In the event the IPUC approves a change to Idaho Power's Idaho-jurisdictional allowed return on equity as part of a general rate case proceeding seeking a rate change effective prior to January 1, 2020, the Idaho ROE thresholds (9.5 percent10.0 percent, and 10.5 percent) will be adjusted prospectively.

Neither the settlement stipulation nor the associated IPUC order impose a moratorium on Idaho Power filing a general rate case or other form of rate proceeding during the term of the settlement stipulation.

Idaho Power recorded no additional ADITC amortization and a $3.2 million provision against current revenue for sharing with customers for 2015 under the October 2014 Idaho settlement stipulation, as its Idaho ROE for 2015 was above 10.0 percent.

Fixed Cost Adjustment: The Idaho jurisdiction fixed cost adjustment (FCA) mechanism is designed to remove Idaho Power’s financial disincentive to invest in energy efficiency programs by separating (or decoupling) the recovery of fixed costs from the variable kilowatt-hour charge and linking it instead to a set amount per customer.  The FCA mechanism is adjusted each year to collect, or refund, the difference between the authorized fixed-cost recovery amount and the actual fixed costs recovered by Idaho Power during the year. The annual change in the FCA recovery is capped at no more than 3 percent of base revenue, with any excess deferred for collection in a subsequent year. The following table summarizes FCA amounts approved for collection in the prior three FCA years:
FCA Year
 
Period Rates in Effect
 
Annual Amount
(in millions)
2014
 
June 1, 2015-May 31, 2016
 
$16.9
2013
 
June 1, 2014-May 31, 2015
 
$14.9
2012
 
June 1, 2013-May 31, 2014
 
$8.9


In July 2014, the IPUC opened a docket to allow Idaho Power, the IPUC Staff, and other interested parties to further evaluate the IPUC Staff's concerns regarding the application of the FCA mechanism (including weather-normalization, customer count methodology, rate adjustment cap, and cross-subsidization issues) and whether the FCA is effectively removing Idaho Power's disincentive to aggressively pursue energy efficiency programs.
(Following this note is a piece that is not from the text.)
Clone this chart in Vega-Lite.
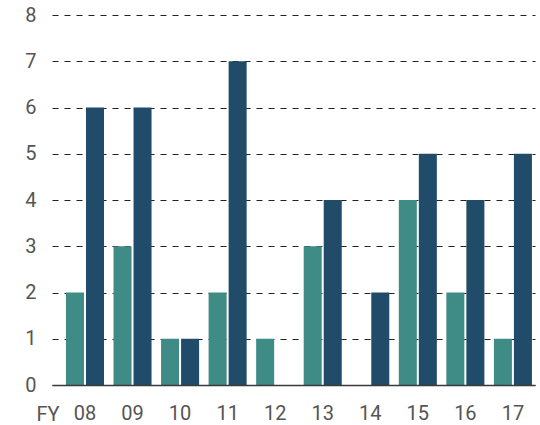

In May 2015, the IPUC approved a settlement stipulation that modified the FCA mechanism by replacing weather-normalized billed sales with actual billed sales in the calculation of the FCA, applicable for the entirety of calendar year 2015 and thereafter, and reflected in FCA charges effective June 1, 2016.
Notable Oregon Regulatory Matters

Oregon Base Rate Changes: Oregon base rates were most recently established in a general rate case in 2012. In February 2012, the OPUC issued an order approving a settlement stipulation that provided for a $1.8 million base rate increase, a return on equity of 9.9 percent, and an overall rate of return of 7.757 percent in the Oregon jurisdiction. New rates in conformity with the settlement stipulation were effective March 1, 2012. Subsequently, in September 2012, the OPUC issued an order approving an approximately $3.0 million increase in annual Oregon jurisdiction base rates, effective October 1, 2012, for inclusion of the Langley Gulch power plant in Idaho Power's Oregon rate base.

Federal Regulatory Matters - Open Access Transmission Tariff Rates

Idaho Power uses a formula rate for transmission service provided under its OATT, which allows transmission rates to be updated annually based primarily on financial and operational data Idaho Power files with the FERC.  Idaho Power's OATT rates submitted to the FERC in Idaho Power's four most recent annual OATT Final Informational Filings were as follows:
Applicable Period
 
OATT Rate (per kW-year)
October 1, 2015 to September 30, 2016
 
$
23.43

October 1, 2014 to September 30, 2015
 
$
22.48

October 1, 2013 to September 30, 2014
 
$
22.80

October 1, 2012 to September 30, 2013
 
$
21.29



Idaho Power's current OATT rate is based on a net annual transmission revenue requirement of $121.3 million, which represents the OATT formulaic determination of Idaho Power's net cost of providing OATT-based transmission service.